Set down exactly the lines in the records below that run from the line with "Rebuild this diagram as a LaTeX" to the line with "(\xx,\yy) rectangle ++(24,7);", inclusive, and nothing more.

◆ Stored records
+++

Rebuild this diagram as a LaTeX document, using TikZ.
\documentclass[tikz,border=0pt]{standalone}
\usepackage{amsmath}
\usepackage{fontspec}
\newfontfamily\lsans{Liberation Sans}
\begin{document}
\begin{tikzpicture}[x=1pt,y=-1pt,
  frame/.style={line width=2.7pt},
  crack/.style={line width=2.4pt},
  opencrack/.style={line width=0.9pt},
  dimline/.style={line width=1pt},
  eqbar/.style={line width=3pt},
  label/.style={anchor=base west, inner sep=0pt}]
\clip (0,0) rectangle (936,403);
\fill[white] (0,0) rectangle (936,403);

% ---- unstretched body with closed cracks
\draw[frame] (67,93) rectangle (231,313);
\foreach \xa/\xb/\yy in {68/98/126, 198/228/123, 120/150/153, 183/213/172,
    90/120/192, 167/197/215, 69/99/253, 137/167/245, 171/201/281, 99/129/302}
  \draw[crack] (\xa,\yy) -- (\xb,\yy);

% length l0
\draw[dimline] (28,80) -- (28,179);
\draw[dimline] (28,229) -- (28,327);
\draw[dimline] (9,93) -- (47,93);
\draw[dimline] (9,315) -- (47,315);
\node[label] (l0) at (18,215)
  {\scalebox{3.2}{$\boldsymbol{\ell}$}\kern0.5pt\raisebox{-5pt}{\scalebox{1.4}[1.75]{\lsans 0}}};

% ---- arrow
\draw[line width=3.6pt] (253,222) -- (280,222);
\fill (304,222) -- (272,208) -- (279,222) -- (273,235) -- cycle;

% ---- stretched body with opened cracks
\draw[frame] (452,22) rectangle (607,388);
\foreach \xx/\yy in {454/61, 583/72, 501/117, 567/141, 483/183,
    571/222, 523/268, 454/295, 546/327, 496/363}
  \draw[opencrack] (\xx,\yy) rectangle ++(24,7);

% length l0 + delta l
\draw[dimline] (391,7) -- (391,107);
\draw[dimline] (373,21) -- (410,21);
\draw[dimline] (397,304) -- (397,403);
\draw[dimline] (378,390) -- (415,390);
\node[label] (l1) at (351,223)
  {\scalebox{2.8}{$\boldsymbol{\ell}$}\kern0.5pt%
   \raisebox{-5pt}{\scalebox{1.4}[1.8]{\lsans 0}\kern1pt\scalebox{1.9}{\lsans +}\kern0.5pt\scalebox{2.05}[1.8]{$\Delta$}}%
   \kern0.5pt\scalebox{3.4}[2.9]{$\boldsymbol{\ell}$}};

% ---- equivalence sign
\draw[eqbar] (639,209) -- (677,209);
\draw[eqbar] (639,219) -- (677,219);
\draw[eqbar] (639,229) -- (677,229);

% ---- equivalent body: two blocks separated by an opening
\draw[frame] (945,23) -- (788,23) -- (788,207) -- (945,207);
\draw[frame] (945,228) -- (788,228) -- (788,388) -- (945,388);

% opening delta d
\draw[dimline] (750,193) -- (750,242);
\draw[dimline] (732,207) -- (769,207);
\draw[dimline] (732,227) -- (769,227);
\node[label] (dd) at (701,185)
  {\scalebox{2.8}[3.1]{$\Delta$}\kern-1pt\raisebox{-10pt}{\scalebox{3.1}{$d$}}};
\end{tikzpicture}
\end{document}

+++

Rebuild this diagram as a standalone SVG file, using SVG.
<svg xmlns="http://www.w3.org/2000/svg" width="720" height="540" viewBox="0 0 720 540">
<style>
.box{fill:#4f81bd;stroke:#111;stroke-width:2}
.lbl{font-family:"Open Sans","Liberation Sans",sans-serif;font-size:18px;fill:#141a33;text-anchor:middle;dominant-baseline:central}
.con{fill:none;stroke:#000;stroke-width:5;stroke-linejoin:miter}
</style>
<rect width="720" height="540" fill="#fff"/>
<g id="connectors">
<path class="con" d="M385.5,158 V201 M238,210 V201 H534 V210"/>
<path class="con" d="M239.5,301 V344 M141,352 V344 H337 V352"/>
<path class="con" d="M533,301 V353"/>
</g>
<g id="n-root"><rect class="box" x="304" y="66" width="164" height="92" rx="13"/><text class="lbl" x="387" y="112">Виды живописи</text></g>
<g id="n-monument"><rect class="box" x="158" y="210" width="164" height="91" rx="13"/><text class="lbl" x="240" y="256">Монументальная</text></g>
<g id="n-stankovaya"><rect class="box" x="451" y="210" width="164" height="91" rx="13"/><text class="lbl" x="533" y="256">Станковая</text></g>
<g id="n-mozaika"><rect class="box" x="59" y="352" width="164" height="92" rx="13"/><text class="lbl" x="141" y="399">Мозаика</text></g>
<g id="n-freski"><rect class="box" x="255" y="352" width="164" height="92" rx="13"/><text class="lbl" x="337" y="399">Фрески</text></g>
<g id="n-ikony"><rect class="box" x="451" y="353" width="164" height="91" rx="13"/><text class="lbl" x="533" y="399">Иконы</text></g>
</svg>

+++

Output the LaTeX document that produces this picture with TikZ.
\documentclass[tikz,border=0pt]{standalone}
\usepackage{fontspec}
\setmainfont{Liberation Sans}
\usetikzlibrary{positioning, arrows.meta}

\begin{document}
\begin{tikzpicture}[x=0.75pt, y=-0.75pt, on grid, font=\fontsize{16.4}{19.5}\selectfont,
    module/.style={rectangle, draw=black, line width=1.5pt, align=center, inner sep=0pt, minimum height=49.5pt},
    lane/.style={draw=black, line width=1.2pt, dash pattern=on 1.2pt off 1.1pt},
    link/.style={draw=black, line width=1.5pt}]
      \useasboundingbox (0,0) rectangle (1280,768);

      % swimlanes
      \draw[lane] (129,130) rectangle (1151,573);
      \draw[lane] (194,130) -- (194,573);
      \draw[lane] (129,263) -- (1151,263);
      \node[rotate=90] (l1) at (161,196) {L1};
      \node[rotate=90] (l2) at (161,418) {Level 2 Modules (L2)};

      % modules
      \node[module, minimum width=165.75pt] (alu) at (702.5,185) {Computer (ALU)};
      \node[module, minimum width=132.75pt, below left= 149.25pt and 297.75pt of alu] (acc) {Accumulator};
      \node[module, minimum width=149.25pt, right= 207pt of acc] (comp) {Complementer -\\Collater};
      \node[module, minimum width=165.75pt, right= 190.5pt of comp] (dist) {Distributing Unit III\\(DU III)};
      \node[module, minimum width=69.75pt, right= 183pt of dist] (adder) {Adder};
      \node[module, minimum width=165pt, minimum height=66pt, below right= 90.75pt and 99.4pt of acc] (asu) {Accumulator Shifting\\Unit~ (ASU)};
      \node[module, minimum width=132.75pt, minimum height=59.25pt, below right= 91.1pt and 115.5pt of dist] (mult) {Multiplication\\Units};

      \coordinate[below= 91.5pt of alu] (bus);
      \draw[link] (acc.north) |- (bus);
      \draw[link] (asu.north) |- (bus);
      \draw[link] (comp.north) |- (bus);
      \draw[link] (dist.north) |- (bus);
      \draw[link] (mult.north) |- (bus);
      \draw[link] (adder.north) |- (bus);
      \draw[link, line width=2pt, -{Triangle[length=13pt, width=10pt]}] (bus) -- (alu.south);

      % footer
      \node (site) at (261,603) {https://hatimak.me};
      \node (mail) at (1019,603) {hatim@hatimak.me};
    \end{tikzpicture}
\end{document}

+++

◆ Final answer
Rebuild this diagram as a LaTeX document, using TikZ.
\documentclass[tikz,border=0pt]{standalone}
\usepackage{amsmath}
\usepackage{fontspec}
\newfontfamily\lsans{Liberation Sans}
\begin{document}
\begin{tikzpicture}[x=1pt,y=-1pt,
  frame/.style={line width=2.7pt},
  crack/.style={line width=2.4pt},
  opencrack/.style={line width=0.9pt},
  dimline/.style={line width=1pt},
  eqbar/.style={line width=3pt},
  label/.style={anchor=base west, inner sep=0pt}]
\clip (0,0) rectangle (936,403);
\fill[white] (0,0) rectangle (936,403);

% ---- unstretched body with closed cracks
\draw[frame] (67,93) rectangle (231,313);
\foreach \xa/\xb/\yy in {68/98/126, 198/228/123, 120/150/153, 183/213/172,
    90/120/192, 167/197/215, 69/99/253, 137/167/245, 171/201/281, 99/129/302}
  \draw[crack] (\xa,\yy) -- (\xb,\yy);

% length l0
\draw[dimline] (28,80) -- (28,179);
\draw[dimline] (28,229) -- (28,327);
\draw[dimline] (9,93) -- (47,93);
\draw[dimline] (9,315) -- (47,315);
\node[label] (l0) at (18,215)
  {\scalebox{3.2}{$\boldsymbol{\ell}$}\kern0.5pt\raisebox{-5pt}{\scalebox{1.4}[1.75]{\lsans 0}}};

% ---- arrow
\draw[line width=3.6pt] (253,222) -- (280,222);
\fill (304,222) -- (272,208) -- (279,222) -- (273,235) -- cycle;

% ---- stretched body with opened cracks
\draw[frame] (452,22) rectangle (607,388);
\foreach \xx/\yy in {454/61, 583/72, 501/117, 567/141, 483/183,
    571/222, 523/268, 454/295, 546/327, 496/363}
  \draw[opencrack] (\xx,\yy) rectangle ++(24,7);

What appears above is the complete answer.